◆ Exercise objective ◆
Please, without the pictures, retype exactly the lines from the start of the material through the line that holds "var redLbl = '#ff1010'".
* * * *
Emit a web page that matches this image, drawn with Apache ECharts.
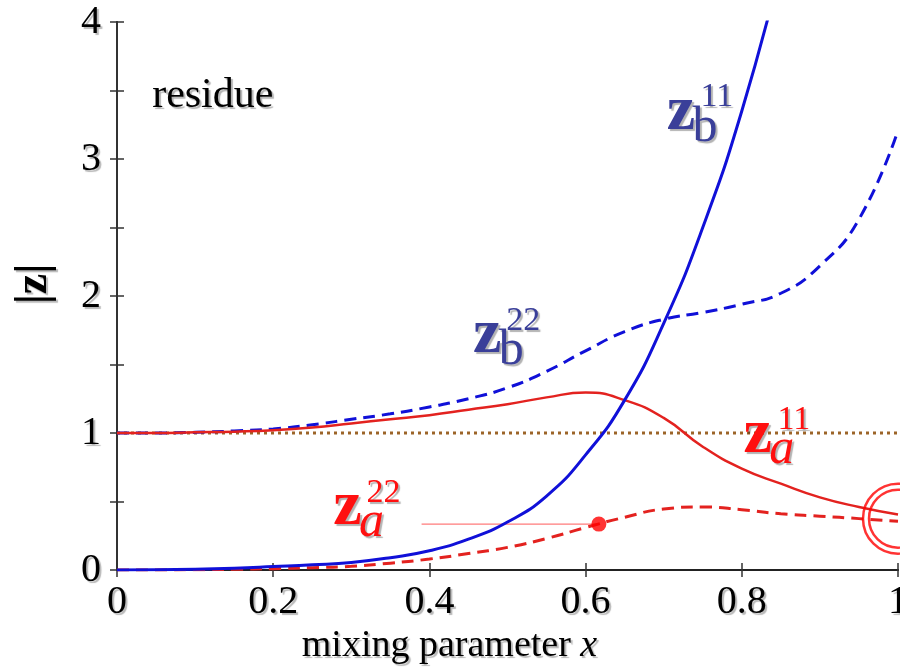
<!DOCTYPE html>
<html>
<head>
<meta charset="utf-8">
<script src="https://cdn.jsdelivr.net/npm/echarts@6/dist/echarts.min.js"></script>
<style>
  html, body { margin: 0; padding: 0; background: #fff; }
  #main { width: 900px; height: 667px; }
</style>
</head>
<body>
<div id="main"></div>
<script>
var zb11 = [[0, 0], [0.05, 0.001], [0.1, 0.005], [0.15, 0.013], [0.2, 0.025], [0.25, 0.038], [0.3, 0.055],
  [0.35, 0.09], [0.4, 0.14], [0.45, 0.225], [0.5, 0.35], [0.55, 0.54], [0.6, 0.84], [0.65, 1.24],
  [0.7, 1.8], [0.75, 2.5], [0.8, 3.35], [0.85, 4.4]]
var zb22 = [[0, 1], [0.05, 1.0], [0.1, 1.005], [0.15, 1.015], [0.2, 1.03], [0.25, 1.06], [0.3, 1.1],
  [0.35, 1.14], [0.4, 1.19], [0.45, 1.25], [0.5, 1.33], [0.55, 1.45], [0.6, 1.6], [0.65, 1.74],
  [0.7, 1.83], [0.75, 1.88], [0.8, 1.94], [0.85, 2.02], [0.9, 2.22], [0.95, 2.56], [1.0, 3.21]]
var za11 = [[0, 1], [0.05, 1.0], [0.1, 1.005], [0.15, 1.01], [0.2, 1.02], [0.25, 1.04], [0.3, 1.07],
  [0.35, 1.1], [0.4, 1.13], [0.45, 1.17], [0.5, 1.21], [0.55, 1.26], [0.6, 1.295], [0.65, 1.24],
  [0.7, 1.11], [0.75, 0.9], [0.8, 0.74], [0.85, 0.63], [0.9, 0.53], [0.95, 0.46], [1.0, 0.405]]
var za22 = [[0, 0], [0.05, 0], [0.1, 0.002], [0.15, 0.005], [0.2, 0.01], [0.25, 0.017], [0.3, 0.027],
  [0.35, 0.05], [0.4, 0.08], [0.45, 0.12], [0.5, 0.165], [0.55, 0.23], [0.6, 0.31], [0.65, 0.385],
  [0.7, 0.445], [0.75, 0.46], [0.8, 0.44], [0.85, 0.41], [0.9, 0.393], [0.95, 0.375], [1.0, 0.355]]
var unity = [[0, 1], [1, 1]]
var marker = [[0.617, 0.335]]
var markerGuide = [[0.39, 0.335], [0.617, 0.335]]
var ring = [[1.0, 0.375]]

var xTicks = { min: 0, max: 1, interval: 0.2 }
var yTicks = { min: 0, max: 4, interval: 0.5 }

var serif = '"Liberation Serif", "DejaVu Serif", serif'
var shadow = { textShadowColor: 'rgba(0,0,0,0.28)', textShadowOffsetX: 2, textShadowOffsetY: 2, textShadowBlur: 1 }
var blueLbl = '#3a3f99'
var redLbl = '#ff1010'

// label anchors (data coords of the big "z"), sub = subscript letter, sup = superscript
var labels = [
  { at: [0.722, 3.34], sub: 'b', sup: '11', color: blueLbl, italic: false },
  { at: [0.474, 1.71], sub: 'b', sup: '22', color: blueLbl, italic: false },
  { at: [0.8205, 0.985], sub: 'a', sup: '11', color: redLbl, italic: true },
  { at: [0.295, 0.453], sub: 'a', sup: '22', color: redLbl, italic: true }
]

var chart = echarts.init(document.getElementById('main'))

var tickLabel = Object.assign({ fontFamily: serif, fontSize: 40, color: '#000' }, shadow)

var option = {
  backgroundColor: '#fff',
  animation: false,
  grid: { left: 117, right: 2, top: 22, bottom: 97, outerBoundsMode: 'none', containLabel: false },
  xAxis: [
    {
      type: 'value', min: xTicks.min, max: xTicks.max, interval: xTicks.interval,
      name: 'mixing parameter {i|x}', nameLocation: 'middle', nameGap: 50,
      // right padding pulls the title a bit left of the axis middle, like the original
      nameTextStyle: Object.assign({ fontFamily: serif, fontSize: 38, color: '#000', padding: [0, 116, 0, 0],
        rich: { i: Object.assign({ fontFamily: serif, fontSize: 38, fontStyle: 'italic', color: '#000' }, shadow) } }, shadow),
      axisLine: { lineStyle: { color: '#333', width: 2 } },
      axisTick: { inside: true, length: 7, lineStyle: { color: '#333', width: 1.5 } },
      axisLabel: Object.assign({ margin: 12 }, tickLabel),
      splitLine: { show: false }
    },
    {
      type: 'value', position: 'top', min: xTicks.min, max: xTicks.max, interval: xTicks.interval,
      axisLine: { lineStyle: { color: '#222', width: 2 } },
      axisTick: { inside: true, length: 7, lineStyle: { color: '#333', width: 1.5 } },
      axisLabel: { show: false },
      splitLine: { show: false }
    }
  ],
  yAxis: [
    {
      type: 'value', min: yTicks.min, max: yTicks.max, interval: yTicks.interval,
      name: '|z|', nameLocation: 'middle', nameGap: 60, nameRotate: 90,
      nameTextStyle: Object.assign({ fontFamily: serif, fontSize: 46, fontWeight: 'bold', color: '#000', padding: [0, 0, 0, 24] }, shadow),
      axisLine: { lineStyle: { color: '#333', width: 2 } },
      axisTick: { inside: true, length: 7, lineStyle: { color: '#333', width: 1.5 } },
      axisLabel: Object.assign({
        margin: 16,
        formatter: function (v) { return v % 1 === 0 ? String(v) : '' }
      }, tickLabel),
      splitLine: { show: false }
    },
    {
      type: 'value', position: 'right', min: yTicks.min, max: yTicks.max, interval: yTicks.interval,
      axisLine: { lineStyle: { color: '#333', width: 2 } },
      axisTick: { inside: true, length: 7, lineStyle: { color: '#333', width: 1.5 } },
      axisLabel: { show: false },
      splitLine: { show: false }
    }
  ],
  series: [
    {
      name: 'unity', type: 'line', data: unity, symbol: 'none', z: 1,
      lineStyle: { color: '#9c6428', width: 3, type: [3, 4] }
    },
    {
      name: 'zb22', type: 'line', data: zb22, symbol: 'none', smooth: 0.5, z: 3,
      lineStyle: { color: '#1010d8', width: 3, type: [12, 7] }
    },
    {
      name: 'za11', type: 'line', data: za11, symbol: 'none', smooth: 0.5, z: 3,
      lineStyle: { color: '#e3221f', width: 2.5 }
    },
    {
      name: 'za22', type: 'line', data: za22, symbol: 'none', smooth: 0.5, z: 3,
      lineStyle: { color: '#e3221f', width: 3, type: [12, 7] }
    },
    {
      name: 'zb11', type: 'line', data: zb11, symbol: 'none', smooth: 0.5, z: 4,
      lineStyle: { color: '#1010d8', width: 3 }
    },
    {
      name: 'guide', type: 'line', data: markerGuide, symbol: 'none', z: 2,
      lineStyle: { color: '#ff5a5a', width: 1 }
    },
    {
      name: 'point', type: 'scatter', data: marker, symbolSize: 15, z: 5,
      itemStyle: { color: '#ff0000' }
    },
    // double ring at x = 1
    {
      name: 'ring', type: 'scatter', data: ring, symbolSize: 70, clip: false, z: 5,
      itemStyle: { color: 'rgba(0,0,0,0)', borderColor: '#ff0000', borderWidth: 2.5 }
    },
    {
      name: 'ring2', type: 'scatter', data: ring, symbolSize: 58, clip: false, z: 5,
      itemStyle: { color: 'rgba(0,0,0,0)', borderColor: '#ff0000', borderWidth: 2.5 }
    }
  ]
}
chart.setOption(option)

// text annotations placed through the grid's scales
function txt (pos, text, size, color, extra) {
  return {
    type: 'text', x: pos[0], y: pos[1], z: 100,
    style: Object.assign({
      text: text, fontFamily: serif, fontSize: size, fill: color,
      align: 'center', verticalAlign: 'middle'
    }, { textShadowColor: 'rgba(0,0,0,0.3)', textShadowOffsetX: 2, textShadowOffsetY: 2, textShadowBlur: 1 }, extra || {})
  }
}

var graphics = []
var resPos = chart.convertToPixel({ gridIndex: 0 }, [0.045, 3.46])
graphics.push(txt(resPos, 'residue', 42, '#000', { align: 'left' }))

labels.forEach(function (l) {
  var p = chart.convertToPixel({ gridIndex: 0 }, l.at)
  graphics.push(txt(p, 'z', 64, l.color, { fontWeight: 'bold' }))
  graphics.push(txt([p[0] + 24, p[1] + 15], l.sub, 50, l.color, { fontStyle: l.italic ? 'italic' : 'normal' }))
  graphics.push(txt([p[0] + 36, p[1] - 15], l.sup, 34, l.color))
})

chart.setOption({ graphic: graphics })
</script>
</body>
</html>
* * * *
◆ Exercise output ◆
Emit a web page that matches this image, drawn with Apache ECharts.
<!DOCTYPE html>
<html>
<head>
<meta charset="utf-8">
<script src="https://cdn.jsdelivr.net/npm/echarts@6/dist/echarts.min.js"></script>
<style>
  html, body { margin: 0; padding: 0; background: #fff; }
  #main { width: 900px; height: 667px; }
</style>
</head>
<body>
<div id="main"></div>
<script>
var zb11 = [[0, 0], [0.05, 0.001], [0.1, 0.005], [0.15, 0.013], [0.2, 0.025], [0.25, 0.038], [0.3, 0.055],
  [0.35, 0.09], [0.4, 0.14], [0.45, 0.225], [0.5, 0.35], [0.55, 0.54], [0.6, 0.84], [0.65, 1.24],
  [0.7, 1.8], [0.75, 2.5], [0.8, 3.35], [0.85, 4.4]]
var zb22 = [[0, 1], [0.05, 1.0], [0.1, 1.005], [0.15, 1.015], [0.2, 1.03], [0.25, 1.06], [0.3, 1.1],
  [0.35, 1.14], [0.4, 1.19], [0.45, 1.25], [0.5, 1.33], [0.55, 1.45], [0.6, 1.6], [0.65, 1.74],
  [0.7, 1.83], [0.75, 1.88], [0.8, 1.94], [0.85, 2.02], [0.9, 2.22], [0.95, 2.56], [1.0, 3.21]]
var za11 = [[0, 1], [0.05, 1.0], [0.1, 1.005], [0.15, 1.01], [0.2, 1.02], [0.25, 1.04], [0.3, 1.07],
  [0.35, 1.1], [0.4, 1.13], [0.45, 1.17], [0.5, 1.21], [0.55, 1.26], [0.6, 1.295], [0.65, 1.24],
  [0.7, 1.11], [0.75, 0.9], [0.8, 0.74], [0.85, 0.63], [0.9, 0.53], [0.95, 0.46], [1.0, 0.405]]
var za22 = [[0, 0], [0.05, 0], [0.1, 0.002], [0.15, 0.005], [0.2, 0.01], [0.25, 0.017], [0.3, 0.027],
  [0.35, 0.05], [0.4, 0.08], [0.45, 0.12], [0.5, 0.165], [0.55, 0.23], [0.6, 0.31], [0.65, 0.385],
  [0.7, 0.445], [0.75, 0.46], [0.8, 0.44], [0.85, 0.41], [0.9, 0.393], [0.95, 0.375], [1.0, 0.355]]
var unity = [[0, 1], [1, 1]]
var marker = [[0.617, 0.335]]
var markerGuide = [[0.39, 0.335], [0.617, 0.335]]
var ring = [[1.0, 0.375]]

var xTicks = { min: 0, max: 1, interval: 0.2 }
var yTicks = { min: 0, max: 4, interval: 0.5 }

var serif = '"Liberation Serif", "DejaVu Serif", serif'
var shadow = { textShadowColor: 'rgba(0,0,0,0.28)', textShadowOffsetX: 2, textShadowOffsetY: 2, textShadowBlur: 1 }
var blueLbl = '#3a3f99'
var redLbl = '#ff1010'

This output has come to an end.